For my first New Years in Japan, I wanted to experience the authentic Japanese-style celebration of the holiday. What better way to do than head to Kyoto, one of the best places to be for the Japanese New Year?
Kyoto, once the capital of Japan, bears some of the richest of Japan’s history. Buddhist shrines, gardens, traditional wooden houses and imperial palaces decorate Kyoto. Known as the thousand-year capital, For New Years, the historic destination in particular would be Fushimi Inari-taisha, a famous shrine located in the southern region of Kyoto and typically attracts legions of people around New Years. Unlike New Years in the United States, this holiday is not for excessive partying and instead is devoted spending quality time with family.
The shrine was teeming with thousands of eager patrons looking for good fortune. All of us lined up to enter the shrine at midnight, sandwiched in between two rows of food vendors. While countdowns aren’t typical in Japan, this place happened to have a bright LED board signalling the coming of the new year. But the most prominent way of turning the calendar in Japan is shrine personal ringing bells at midnight, a.k.a literally “ringing in” the new year.

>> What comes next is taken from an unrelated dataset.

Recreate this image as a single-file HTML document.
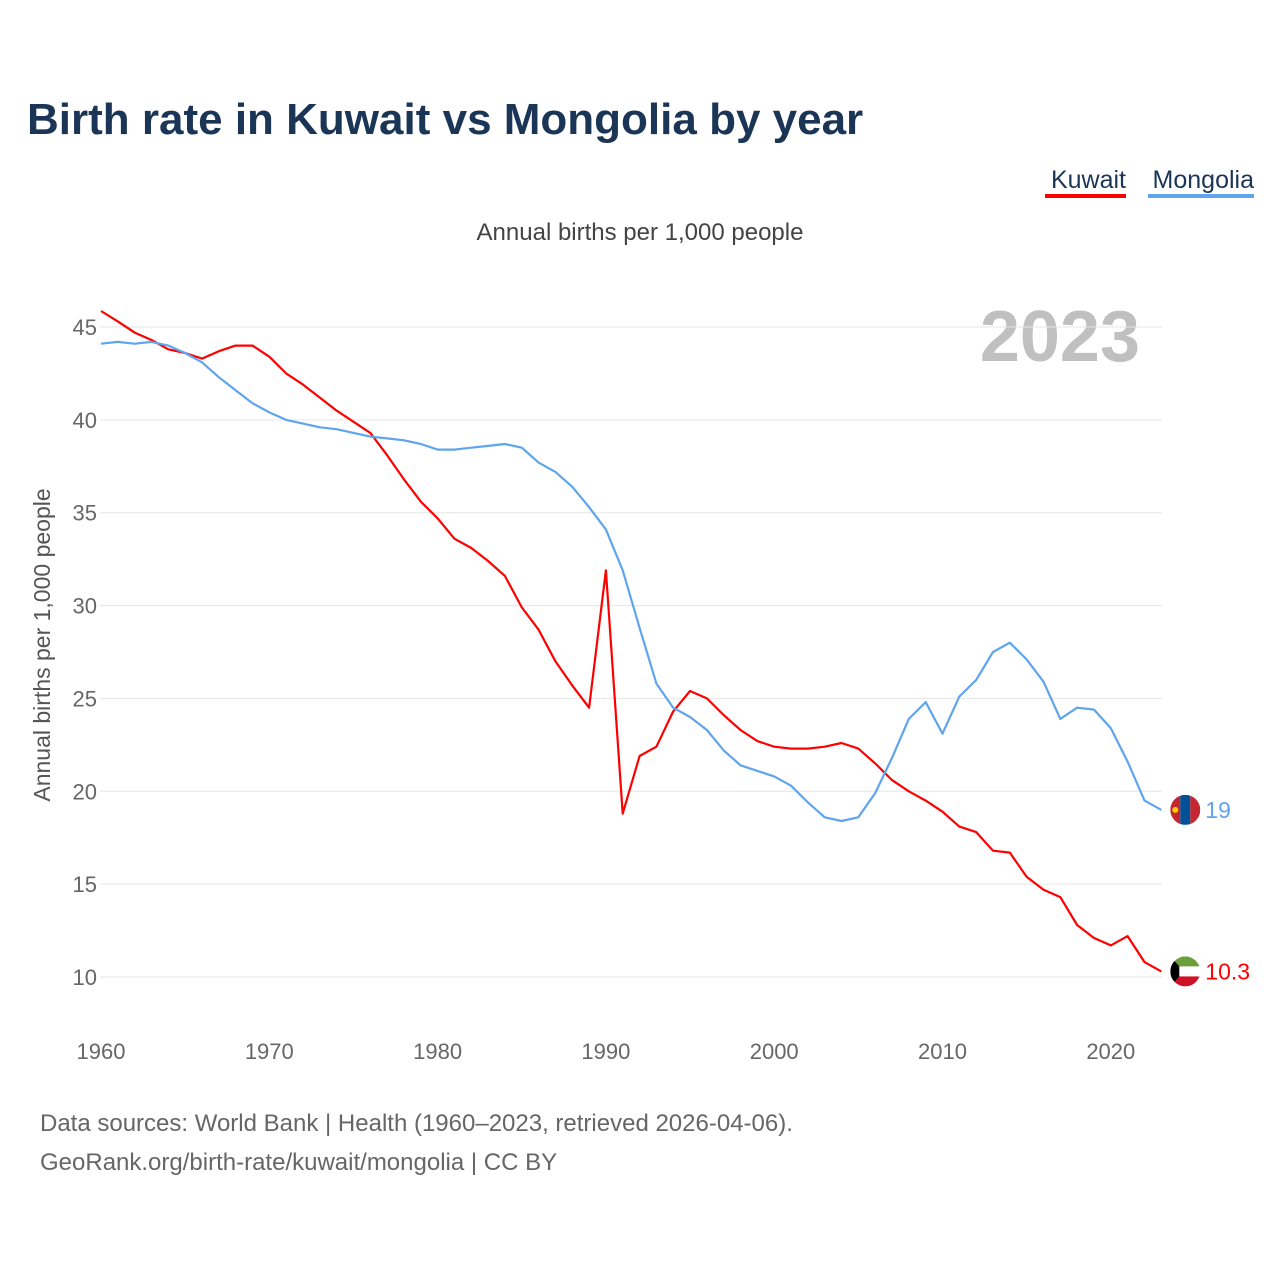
<!DOCTYPE html>
<html><head><meta charset="utf-8"><style>
body{margin:0;background:#fff;}
svg text{font-family:"Liberation Sans",sans-serif;}
</style></head><body>
<svg id="chart" width="1280" height="1280" viewBox="0 0 1280 1280">
<text x="27" y="134" font-size="44" font-weight="bold" fill="#1b3556">Birth rate in Kuwait vs Mongolia by year</text>
<g>
<text x="1126" y="188" font-size="25" fill="#1b3556" text-anchor="end">Kuwait</text>
<rect x="1045" y="194" width="81" height="4" fill="#ff0000"/>
<text x="1254" y="188" font-size="25" fill="#1b3556" text-anchor="end">Mongolia</text>
<rect x="1148" y="194" width="106" height="4" fill="#5ea5ee"/>
</g>
<text x="640" y="240" font-size="24" fill="#444" text-anchor="middle">Annual births per 1,000 people</text>
<text x="1140" y="361" font-size="72" font-weight="bold" fill="#c0c0c0" text-anchor="end">2023</text>
<text transform="translate(50,645) rotate(-90)" font-size="23" fill="#555" text-anchor="middle">Annual births per 1,000 people</text>
<g id="grid"></g><g id="lines"></g><g id="ends"></g>
<text x="40" y="1131" font-size="24" fill="#666">Data sources: World Bank | Health (1960–2023, retrieved 2026-04-06).</text>
<text x="40" y="1170" font-size="24" fill="#666">GeoRank.org/birth-rate/kuwait/mongolia | CC BY</text>
</svg>
<script>
const years=[];for(let y=1960;y<=2023;y++)years.push(y);
const kuwait=[45.86,45.3,44.7,44.3,43.8,43.6,43.3,43.7,44.0,44.0,43.4,42.5,41.9,41.2,40.5,39.9,39.3,38.1,36.8,35.6,34.7,33.6,33.1,32.4,31.6,29.9,28.7,27.0,25.7,24.5,31.9,18.8,21.9,22.4,24.3,25.4,25.0,24.1,23.3,22.7,22.4,22.3,22.3,22.4,22.6,22.3,21.5,20.6,20.0,19.5,18.9,18.1,17.8,16.8,16.7,15.4,14.7,14.3,12.8,12.1,11.7,12.2,10.8,10.3];
const mongolia=[44.1,44.2,44.1,44.2,44.0,43.6,43.1,42.3,41.6,40.9,40.4,40.0,39.8,39.6,39.5,39.3,39.1,39.0,38.9,38.7,38.4,38.4,38.5,38.6,38.7,38.5,37.7,37.2,36.4,35.3,34.1,31.9,28.8,25.8,24.5,24.0,23.3,22.2,21.4,21.1,20.8,20.3,19.4,18.6,18.4,18.6,19.9,21.8,23.9,24.8,23.1,25.1,26.0,27.5,28.0,27.1,25.9,23.9,24.5,24.4,23.4,21.6,19.5,19.0];
const yTicks=[10,15,20,25,30,35,40,45];
const xTicks=[1960,1970,1980,1990,2000,2010,2020];
const X=v=>101+(v-1960)*16.83, Y=v=>977-(v-10)*18.571;
const NS="http://www.w3.org/2000/svg";
function mk(t,a,p){const e=document.createElementNS(NS,t);for(const k in a)e.setAttribute(k,a[k]);p.appendChild(e);return e;}
const grid=document.getElementById('grid'),lines=document.getElementById('lines'),ends=document.getElementById('ends');
yTicks.forEach(v=>{
 const l=mk('line',{x1:100,x2:1162,y1:Y(v),y2:Y(v),stroke:'#e6e6e6','stroke-width':1},grid);
 
 
 const t=mk('text',{x:97,y:Y(v)+8,'font-size':22,fill:'#666','text-anchor':'end'},grid);t.textContent=v;
 
 
});
xTicks.forEach(v=>{
 const t=mk('text',{x:X(v),y:1059,'font-size':22,fill:'#666','text-anchor':'middle'},grid);t.textContent=v;
 
 
});
function series(arr,color,name,label,flag){
 const p=mk('path',{d:arr.map((v,i)=>(i?'L':'M')+X(years[i]).toFixed(1)+','+Y(v).toFixed(1)).join(''),fill:'none',stroke:color,'stroke-width':2.2,'stroke-linejoin':'round'},lines);
 
 
 const last=arr[arr.length-1],cx=X(years[years.length-1])+24,cy=Y(last);
 const g=mk('g',{},ends);
 
 
 flag(g,cx,cy);
 const t=mk('text',{x:cx+20,y:cy+8,'font-size':23,fill:color},ends);t.textContent=label;
 
 
}
series(kuwait,'#ff0000','kuwait','10.3',(g,cx,cy)=>{
 const cp='kc';const d=mk('clipPath',{id:cp},g);mk('circle',{cx,cy,r:15},d);
 const h=mk('g',{'clip-path':'url(#kc)'},g);
 mk('rect',{x:cx-15,y:cy-15,width:30,height:10,fill:'#6a9f3a'},h);
 mk('rect',{x:cx-15,y:cy-5,width:30,height:10,fill:'#fff'},h);
 mk('rect',{x:cx-15,y:cy+5,width:30,height:10,fill:'#ce1126'},h);
 mk('polygon',{points:`${cx-15},${cy-15} ${cx-6},${cy-5} ${cx-6},${cy+5} ${cx-15},${cy+15}`,fill:'#000'},h);
});
series(mongolia,'#5ea5ee','mongolia','19',(g,cx,cy)=>{
 const d=mk('clipPath',{id:'mc'},g);mk('circle',{cx,cy,r:15},d);
 const h=mk('g',{'clip-path':'url(#mc)'},g);
 mk('rect',{x:cx-15,y:cy-15,width:10,height:30,fill:'#c4272f'},h);
 mk('rect',{x:cx-5,y:cy-15,width:10,height:30,fill:'#015197'},h);
 mk('rect',{x:cx+5,y:cy-15,width:10,height:30,fill:'#c4272f'},h);
 mk('circle',{cx:cx-10,cy:cy,r:3,fill:'#f9cf02'},h);
});
</script>
</body></html>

As many people bull rushed their way into the shrine, my first order of business was to throw money into one of the open wells and pray. Now, I’m an atheist, but the Buddhist and Shinto religions always fascinated me and I always liked partaking in this tradition while also supplying good will. I ended up buying a small fortune myself for about 200 yen just out of morbid curiosity. As it turned out, my curiousity go the best of me as the fortune seemed rather ominous and I’d better to not detail what it said (according to a translator). However I did end up also getting a cool looking charm. Small victories!

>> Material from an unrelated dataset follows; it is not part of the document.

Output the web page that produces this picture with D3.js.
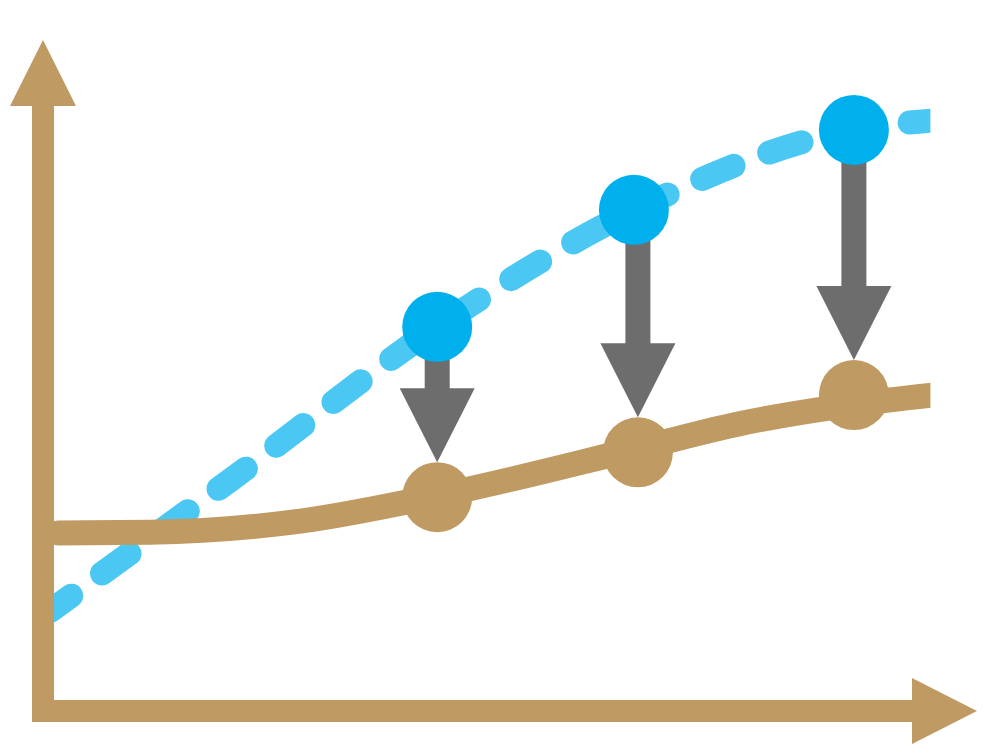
<!DOCTYPE html>
<html>
<head>
<meta charset="utf-8">
<script src="https://cdn.jsdelivr.net/npm/d3@7"></script>
<style>
  html, body { margin: 0; padding: 0; background: #fff; }
  svg { display: block; }
</style>
</head>
<body>
<svg width="989" height="754"></svg>
<script>
// values in chart units (x: 0..100, y: 0..100)
const pointX = [43.8, 66.1, 90.1];
const targetValues = [59.1, 77.1, 89.4];
const actualValues = [32.9, 39.8, 48.6];

const targetCurveX = [0.8, 20.8, 43.8, 65.8, 90, 99.5];
const targetCurveY = [15.4, 35.5, 59.1, 77.1, 89.4, 90.9];

const actualCurveX = [1.7, 11.9, 28.6, 43.8, 66.4, 77.4, 93.7, 99.5];
const actualCurveY = [27.4, 27.5, 29.2, 33.1, 40.5, 44.2, 47.8, 48.7];

const BROWN = "#BF9A62";
const DASH_BLUE = "#4BC7F3";
const DOT_BLUE = "#00B0EC";
const GREY = "#6D6D6D";
const R = 35;

const svg = d3.select("svg");

const x = d3.scaleLinear().domain([0, 100]).range([43, 943]);
const y = d3.scaleLinear().domain([0, 100]).range([711, 61]);

const zip = (xs, ys) => xs.map((v, i) => [v, ys[i]]);

const line = d3.line()
  .x(d => x(d[0]))
  .y(d => y(d[1]))
  .curve(d3.curveMonotoneX);

// curves are cut off flat on the right
svg.append("defs")
  .append("clipPath")
  .attr("id", "plot-clip")
  .append("rect")
  .attr("x", 0)
  .attr("y", 0)
  .attr("width", x(98.6))
  .attr("height", 754);

const curves = svg.append("g").attr("clip-path", "url(#plot-clip)");

// dashed target curve
curves.append("path")
  .attr("d", line(zip(targetCurveX, targetCurveY)))
  .attr("fill", "none")
  .attr("stroke", DASH_BLUE)
  .attr("stroke-width", 24)
  .attr("stroke-linecap", "round")
  .attr("stroke-dasharray", "34 38")
  .attr("stroke-dashoffset", 8);

// solid actual curve
curves.append("path")
  .attr("d", line(zip(actualCurveX, actualCurveY)))
  .attr("fill", "none")
  .attr("stroke", BROWN)
  .attr("stroke-width", 25)
  .attr("stroke-linecap", "round");

// axes with arrow heads
const [x0] = x.range();
const [y0] = y.range();
const axisW = 22;
const headHalf = 33;
const headLen = 66;

svg.append("rect")
  .attr("x", x0 - axisW / 2)
  .attr("y", 106)
  .attr("width", axisW)
  .attr("height", y0 + axisW / 2 - 106)
  .attr("fill", BROWN);

svg.append("path")
  .attr("d", `M${x0},${106 - headLen}L${x0 + headHalf},106L${x0 - headHalf},106Z`)
  .attr("fill", BROWN);

svg.append("rect")
  .attr("x", x0 - axisW / 2)
  .attr("y", y0 - axisW / 2)
  .attr("width", 912 - (x0 - axisW / 2))
  .attr("height", axisW)
  .attr("fill", BROWN);

svg.append("path")
  .attr("d", `M${912 + 65},${y0}L912,${y0 - headHalf}L912,${y0 + headHalf}Z`)
  .attr("fill", BROWN);

// grey arrows from target down to actual
const shaftW = 25;
const arrowHalf = 37.5;
const arrowLen = 74;

svg.append("g")
  .selectAll("path")
  .data(pointX.map((px, i) => ({ px, t: targetValues[i], a: actualValues[i] })))
  .join("path")
  .attr("fill", GREY)
  .attr("d", d => {
    const cx = x(d.px);
    const top = y(d.t);
    const tip = y(d.a) - R;
    const base = tip - arrowLen;
    return `M${cx - shaftW / 2},${top}L${cx + shaftW / 2},${top}` +
      `L${cx + shaftW / 2},${base}L${cx + arrowHalf},${base}L${cx},${tip}` +
      `L${cx - arrowHalf},${base}L${cx - shaftW / 2},${base}Z`;
  });

// actual dots
svg.append("g")
  .selectAll("circle")
  .data(pointX)
  .join("circle")
  .attr("cx", d => x(d))
  .attr("cy", (d, i) => y(actualValues[i]))
  .attr("r", R)
  .attr("fill", BROWN);

// target dots
svg.append("g")
  .selectAll("circle")
  .data(pointX)
  .join("circle")
  .attr("cx", (d, i) => x(d) - (i === 1 ? 4 : 0))
  .attr("cy", (d, i) => y(targetValues[i]))
  .attr("r", R)
  .attr("fill", DOT_BLUE);
</script>
</body>
</html>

For the two hours that I spent at the shrine, there was a constant stream of pedestrians all trying to pray, get fortunes and hope for good luck heading into 2017. With food vendors lined up out front and lights cutting through the darkness, the night had a carnival feel to it, albeit a very respectful and quiet carnival at that. I’ll admit I didn’t travel through all of the shrine as the grounds are quite large and these were 2 a.m. legs I was walking on. Nevertheless, being swept up in such an energetic, yet quiet crowd was unlike anything I’ve ever experienced, not just on New Years.
For the day portion of New Years, I ventured out to Kiyomizu-dera Temple, an incredibly famous landmark settled near downtown Kyoto. Just like Fushimi Inari, Kiyomizu-dera was exploding with visitors with a lot of women dressed in traditional kimono wear. The timing of the visit could not be more perfect as the sun was beginning to set over the mountains. The dim early evening lighting made for some of the best photos I’ve taken in awhile, as evidenced by the photo below.
The night cap included a visit to the Gion district, which was once renowned for its abundance of female performers, or geisha. Alas, there were no geisha to be found on this night, most likely because of the day. However there Gion also bears a healthy amount of exotic dishes and shopping. This combined with the visits to Fushimi Inari and Kiyomizu-dera made for a very relaxing and exciting beginning to 2017.